In the records below, reproduce exactly the lines from the one containing "What Plotly.js code" through the one containing "const wave48 = [0.4545, 0.3636, 0.1818, null];", both included, and omit the pictures.

>> begin

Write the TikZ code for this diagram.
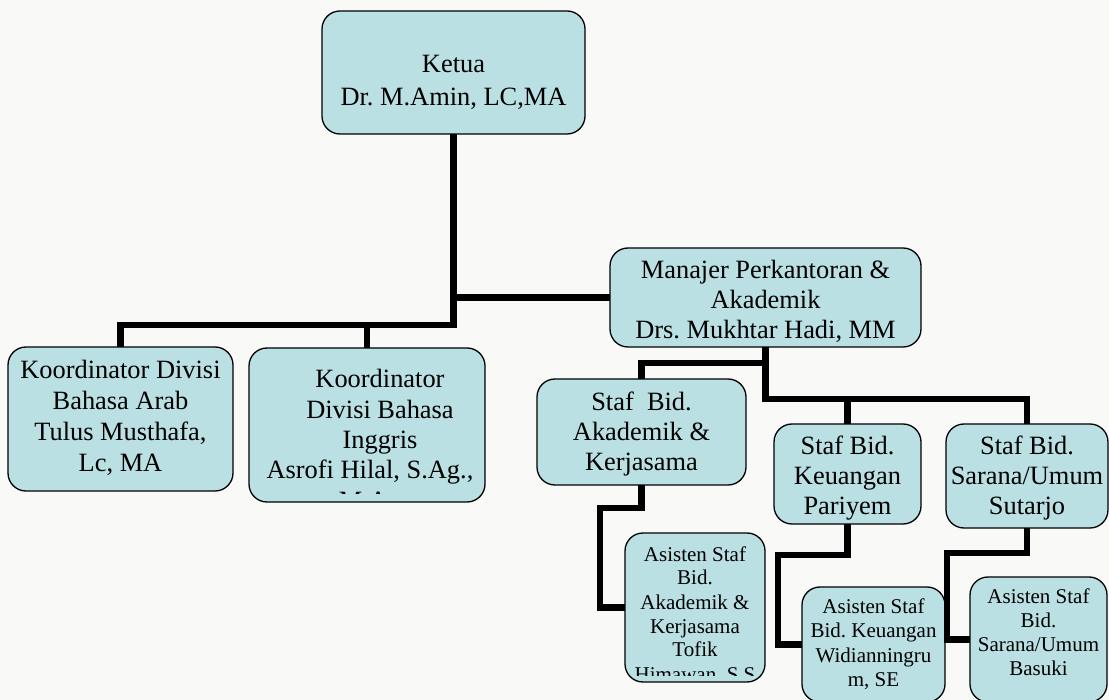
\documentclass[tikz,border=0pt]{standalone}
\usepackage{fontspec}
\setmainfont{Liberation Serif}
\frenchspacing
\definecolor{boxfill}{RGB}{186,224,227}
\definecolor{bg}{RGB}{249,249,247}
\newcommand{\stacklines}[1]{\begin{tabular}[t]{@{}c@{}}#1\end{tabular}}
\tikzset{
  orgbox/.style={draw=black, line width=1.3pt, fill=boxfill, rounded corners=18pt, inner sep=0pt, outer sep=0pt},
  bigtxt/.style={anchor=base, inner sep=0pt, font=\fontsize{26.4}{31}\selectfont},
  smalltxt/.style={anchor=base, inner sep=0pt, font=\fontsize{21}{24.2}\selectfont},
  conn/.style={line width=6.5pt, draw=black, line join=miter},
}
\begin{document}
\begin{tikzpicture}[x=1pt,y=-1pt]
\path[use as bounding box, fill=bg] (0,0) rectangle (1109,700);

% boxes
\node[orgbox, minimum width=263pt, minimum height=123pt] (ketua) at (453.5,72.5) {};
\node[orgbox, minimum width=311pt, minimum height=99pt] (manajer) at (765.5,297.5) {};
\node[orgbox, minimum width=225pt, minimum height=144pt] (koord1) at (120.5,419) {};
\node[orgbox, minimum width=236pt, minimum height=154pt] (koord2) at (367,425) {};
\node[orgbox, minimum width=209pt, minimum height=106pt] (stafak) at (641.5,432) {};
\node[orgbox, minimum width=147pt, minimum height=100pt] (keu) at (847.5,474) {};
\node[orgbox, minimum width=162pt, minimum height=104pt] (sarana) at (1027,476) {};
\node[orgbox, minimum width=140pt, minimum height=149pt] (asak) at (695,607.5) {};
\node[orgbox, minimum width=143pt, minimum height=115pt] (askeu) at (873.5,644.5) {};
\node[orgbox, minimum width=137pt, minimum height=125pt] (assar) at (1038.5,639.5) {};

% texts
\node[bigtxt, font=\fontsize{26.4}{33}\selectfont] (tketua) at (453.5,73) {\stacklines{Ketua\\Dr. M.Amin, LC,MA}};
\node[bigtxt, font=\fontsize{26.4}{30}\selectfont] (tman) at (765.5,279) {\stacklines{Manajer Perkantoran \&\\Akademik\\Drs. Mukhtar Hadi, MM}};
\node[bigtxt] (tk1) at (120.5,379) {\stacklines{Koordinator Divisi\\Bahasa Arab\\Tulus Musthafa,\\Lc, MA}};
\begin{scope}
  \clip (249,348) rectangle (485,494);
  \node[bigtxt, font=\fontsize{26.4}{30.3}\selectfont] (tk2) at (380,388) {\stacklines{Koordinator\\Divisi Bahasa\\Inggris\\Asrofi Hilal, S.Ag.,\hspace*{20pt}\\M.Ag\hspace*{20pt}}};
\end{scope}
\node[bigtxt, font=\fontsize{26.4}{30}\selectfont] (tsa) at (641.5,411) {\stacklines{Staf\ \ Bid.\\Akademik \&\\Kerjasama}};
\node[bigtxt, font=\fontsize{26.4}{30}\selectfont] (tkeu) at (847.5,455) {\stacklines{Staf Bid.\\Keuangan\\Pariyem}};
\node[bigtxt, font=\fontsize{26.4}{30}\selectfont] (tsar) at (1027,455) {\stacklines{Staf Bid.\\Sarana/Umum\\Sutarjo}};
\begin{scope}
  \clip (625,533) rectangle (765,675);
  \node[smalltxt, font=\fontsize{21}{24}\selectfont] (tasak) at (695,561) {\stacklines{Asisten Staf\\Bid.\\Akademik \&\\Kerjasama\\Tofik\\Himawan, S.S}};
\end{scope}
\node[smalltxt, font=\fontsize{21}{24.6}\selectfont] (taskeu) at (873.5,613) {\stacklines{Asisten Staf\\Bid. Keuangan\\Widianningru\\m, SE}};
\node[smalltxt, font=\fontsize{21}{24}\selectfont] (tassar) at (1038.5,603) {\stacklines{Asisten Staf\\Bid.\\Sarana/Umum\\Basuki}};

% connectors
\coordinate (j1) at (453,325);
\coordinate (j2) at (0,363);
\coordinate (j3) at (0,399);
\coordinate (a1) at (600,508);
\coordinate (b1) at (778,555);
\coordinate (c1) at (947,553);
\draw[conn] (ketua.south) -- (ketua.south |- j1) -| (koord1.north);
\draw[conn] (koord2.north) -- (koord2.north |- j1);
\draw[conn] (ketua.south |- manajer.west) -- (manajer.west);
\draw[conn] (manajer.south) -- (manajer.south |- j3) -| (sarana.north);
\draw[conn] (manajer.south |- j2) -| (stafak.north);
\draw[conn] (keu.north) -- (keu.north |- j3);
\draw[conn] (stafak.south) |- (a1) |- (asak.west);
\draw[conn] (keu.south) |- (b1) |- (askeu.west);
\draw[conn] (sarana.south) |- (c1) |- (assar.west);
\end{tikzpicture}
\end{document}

>> end
>> begin

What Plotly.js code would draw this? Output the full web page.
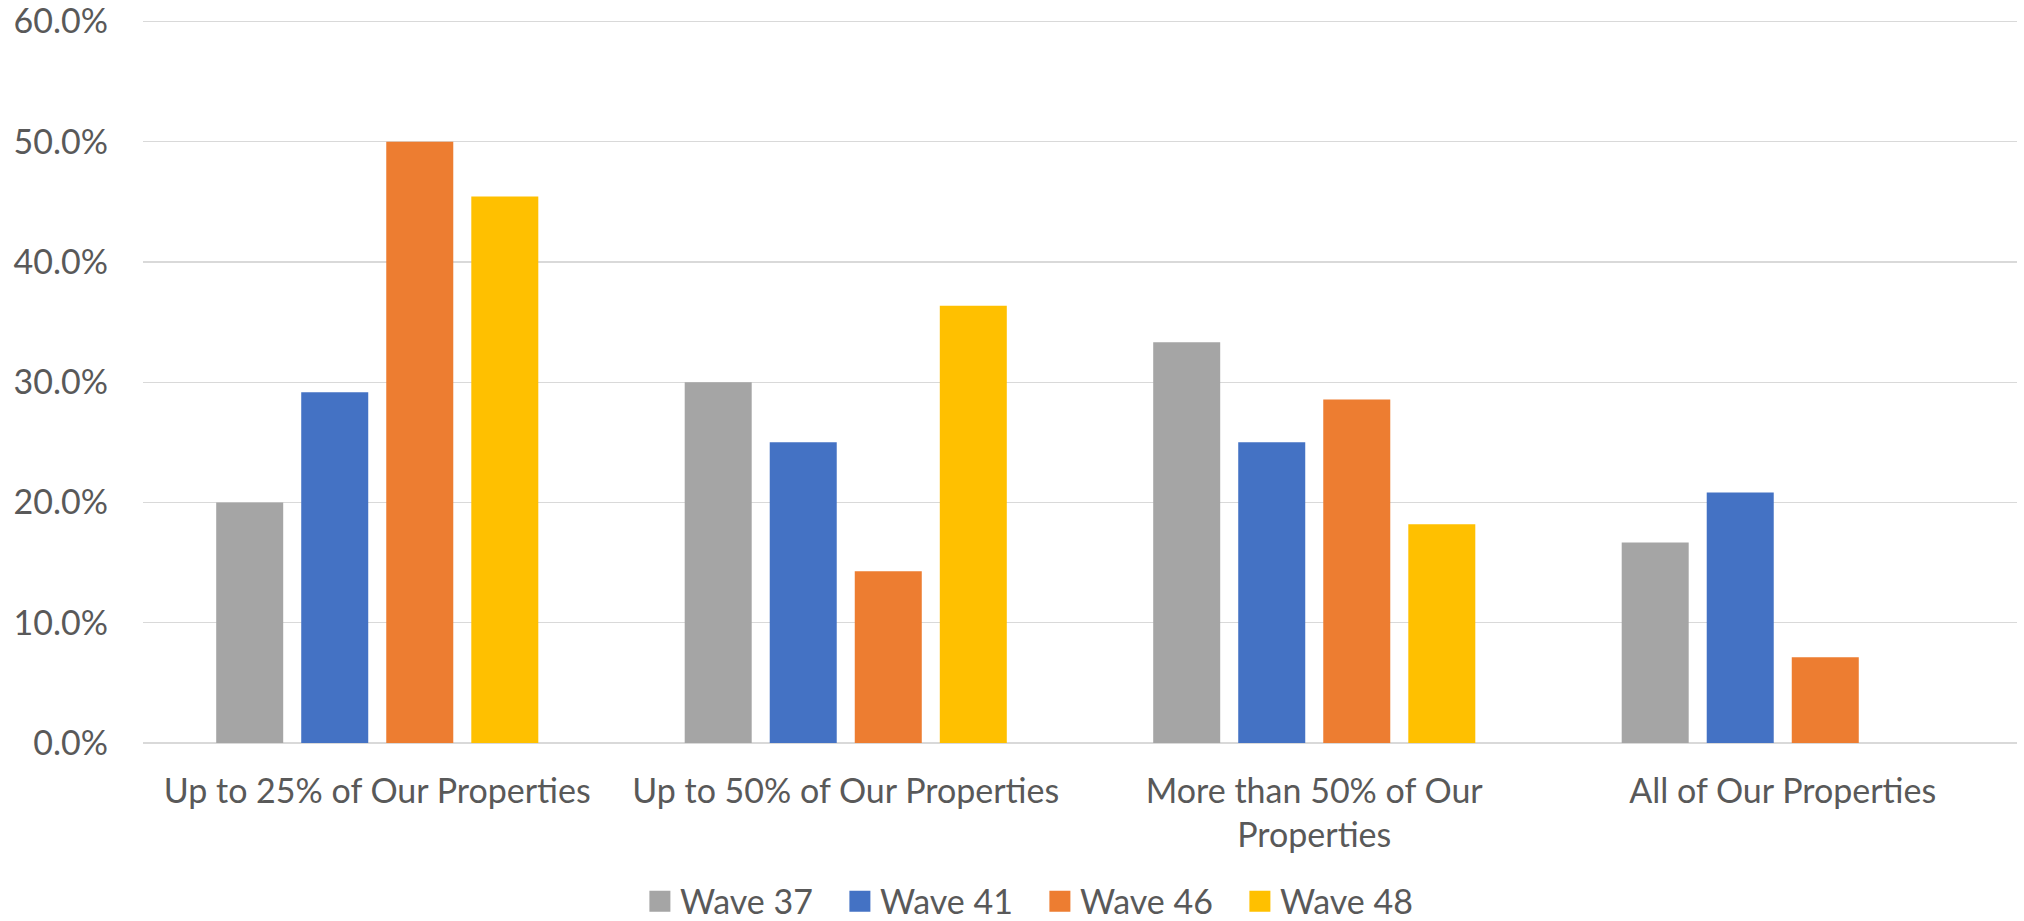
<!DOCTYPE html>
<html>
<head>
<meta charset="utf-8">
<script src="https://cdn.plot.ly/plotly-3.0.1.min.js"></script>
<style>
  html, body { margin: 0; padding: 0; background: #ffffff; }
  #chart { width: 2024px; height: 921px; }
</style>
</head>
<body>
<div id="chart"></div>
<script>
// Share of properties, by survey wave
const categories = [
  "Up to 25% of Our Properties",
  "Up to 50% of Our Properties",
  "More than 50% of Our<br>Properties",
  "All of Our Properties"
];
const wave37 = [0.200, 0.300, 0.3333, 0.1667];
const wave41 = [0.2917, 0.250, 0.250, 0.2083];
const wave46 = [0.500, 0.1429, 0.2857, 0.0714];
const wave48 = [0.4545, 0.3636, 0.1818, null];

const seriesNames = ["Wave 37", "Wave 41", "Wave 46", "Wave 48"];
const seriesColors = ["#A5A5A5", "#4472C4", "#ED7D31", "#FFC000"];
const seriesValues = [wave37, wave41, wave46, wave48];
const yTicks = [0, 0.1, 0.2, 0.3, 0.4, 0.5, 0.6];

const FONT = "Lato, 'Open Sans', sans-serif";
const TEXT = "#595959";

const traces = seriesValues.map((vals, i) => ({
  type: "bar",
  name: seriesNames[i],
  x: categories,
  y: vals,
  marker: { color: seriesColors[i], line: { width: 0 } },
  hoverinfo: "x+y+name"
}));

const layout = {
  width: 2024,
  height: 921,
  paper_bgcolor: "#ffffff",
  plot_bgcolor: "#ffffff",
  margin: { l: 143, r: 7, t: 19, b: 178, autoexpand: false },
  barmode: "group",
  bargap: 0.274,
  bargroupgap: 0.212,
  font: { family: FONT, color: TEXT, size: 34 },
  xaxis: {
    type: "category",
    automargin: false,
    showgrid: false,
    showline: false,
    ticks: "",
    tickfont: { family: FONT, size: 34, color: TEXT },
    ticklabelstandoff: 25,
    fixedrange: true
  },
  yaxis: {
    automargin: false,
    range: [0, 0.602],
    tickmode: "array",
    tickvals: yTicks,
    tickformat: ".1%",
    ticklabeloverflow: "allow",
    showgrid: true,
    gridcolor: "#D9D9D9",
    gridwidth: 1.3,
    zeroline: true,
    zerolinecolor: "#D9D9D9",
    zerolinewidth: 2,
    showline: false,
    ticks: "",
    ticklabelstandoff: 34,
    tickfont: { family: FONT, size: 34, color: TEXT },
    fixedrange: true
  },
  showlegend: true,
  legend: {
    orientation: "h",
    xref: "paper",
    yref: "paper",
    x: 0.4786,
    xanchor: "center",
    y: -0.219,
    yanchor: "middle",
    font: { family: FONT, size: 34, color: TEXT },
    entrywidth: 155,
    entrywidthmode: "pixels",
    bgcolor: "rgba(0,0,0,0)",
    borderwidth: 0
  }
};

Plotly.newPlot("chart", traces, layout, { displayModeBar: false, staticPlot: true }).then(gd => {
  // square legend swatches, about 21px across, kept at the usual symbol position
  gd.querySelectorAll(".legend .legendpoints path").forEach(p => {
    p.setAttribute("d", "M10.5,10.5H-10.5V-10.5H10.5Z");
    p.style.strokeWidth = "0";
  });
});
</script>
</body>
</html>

>> end

Task solution =>
What Plotly.js code would draw this? Output the full web page.
<!DOCTYPE html>
<html>
<head>
<meta charset="utf-8">
<script src="https://cdn.plot.ly/plotly-3.0.1.min.js"></script>
<style>
  html, body { margin: 0; padding: 0; background: #ffffff; }
  #chart { width: 2024px; height: 921px; }
</style>
</head>
<body>
<div id="chart"></div>
<script>
// Share of properties, by survey wave
const categories = [
  "Up to 25% of Our Properties",
  "Up to 50% of Our Properties",
  "More than 50% of Our<br>Properties",
  "All of Our Properties"
];
const wave37 = [0.200, 0.300, 0.3333, 0.1667];
const wave41 = [0.2917, 0.250, 0.250, 0.2083];
const wave46 = [0.500, 0.1429, 0.2857, 0.0714];
const wave48 = [0.4545, 0.3636, 0.1818, null];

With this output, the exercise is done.